Viele Masernfälle in Deutschland |
Christina Hohmann-Jeddi |
27.09.2024 17:00 Uhr |
Für den Anstieg der Fallzahlen in Deutschland gebe es keine einzelne Ursache, berichtete Sander, der Vorstandsmitglied der Deutschen Gesellschaft für Infektiologie ist. Er könne zum einen damit zusammenhängen, dass die Immunität in der Bevölkerung leicht gesunken sei, weil viele durch die Kontaktbeschränkungen während der Corona-Pandemie kaum in Kontakt mit Krankheitserregern gekommen seien. Zum anderen zeigten Studien, dass die Impfbereitschaft nachgelassen habe. »Es reicht schon, wenn ein paar weniger Leute sich impfen lassen, damit es zu Ausbrüchen kommt.«
Seit 2020 ist es in Kitas und Schulen vor der Neuaufnahme für Kinder ab einem Jahr Pflicht, eine Masernimpfung vorzuweisen. Nach Angaben des RKI erfolgt die Masernimpfung bei vielen Kindern aber zu spät oder nicht vollständig. Nur knapp 81 Prozent der Kinder, die 2019 geboren wurden, hatten im Alter von zwei Jahren beide Impfungen erhalten.
Masern gehören laut dem RKI-Ratgeber Masern zu den ansteckendsten Infektionskrankheiten überhaupt. Die RNA-Viren werden durch das Einatmen infektiöser Tröpfchen übertragen, die etwa beim Sprechen, Husten oder Niesen entstehen, oder aerogen über Tröpfchen sowie durch Kontakt mit infektiösen Sekreten aus Nase oder Rachen. Das Masernvirus führt bereits bei kurzer Exposition zu einer Infektion und löst bei fast allen ungeschützten Infizierten eine klinische Symptomatik aus (mehr als 90 Prozent).
Nach einer Inkubationszeit von etwa 7 bis 21 Tagen beginnt eine Erkrankung meist mit Fieber, Bindehautentzündung, Schnupfen, Husten und Kopfschmerzen und kalkspritzerartigen weißen Flecken an der Mundschleimhaut. Wenige Tage später steigt das Fieber und es bildet sich der für die Masern typische Hautausschlag mit bräunlich-rosafarbenen Flecken. Das Exanthem beginnt typischerweise im Gesicht und hinter den Ohren, verteilt sich dann und bleibt bis zu einer Woche bestehen. Durch die Infektion entsteht eine vorübergehende Immunschwäche, die Monate bis Jahre andauern kann und die zum Teil zu schweren Sekundärinfektionen wie Lungenentzündungen führen kann.
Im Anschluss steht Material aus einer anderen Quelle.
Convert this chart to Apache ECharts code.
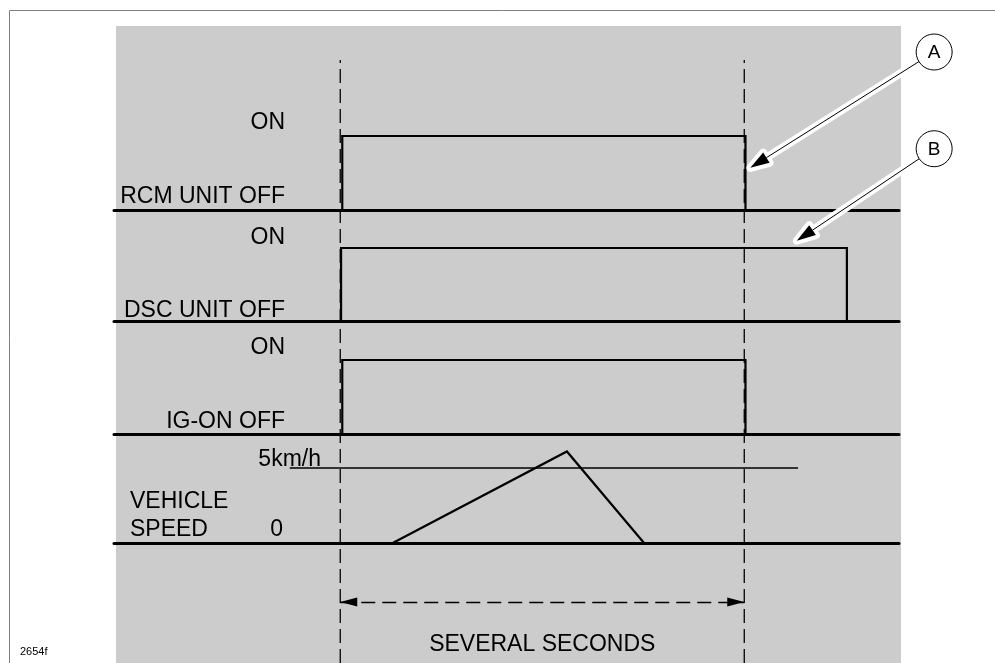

Eine ernste Komplikation ist die postinfektiöse Enzephalitis, zu der es in etwa 1 von 1000 Infektionen kommt. Die Enzephalitis tritt etwa vier bis sieben Tage nach Beginn des Exanthems auf und äußert sich durch Kopfschmerzen, Fieber und Bewusstseinsstörungen bis hin zum Koma. Etwa 10 bis 20 Prozent der Betroffenen sterben daran.
Sehr selten kommt es zu einer Spätkomplikation, die als subakute sklerosierende Panenzephalitis (SSPE) bezeichnet wird. Diese progrediente Entzündung des Gehirns tritt etwa sechs bis acht Jahre nach der initialen Maserninfektion mit Leistungseinbußen, psychischen Veränderungen und neurologischen Ausfällen auf. Sie führt in der Regel in ein bis drei Jahren zum Tod.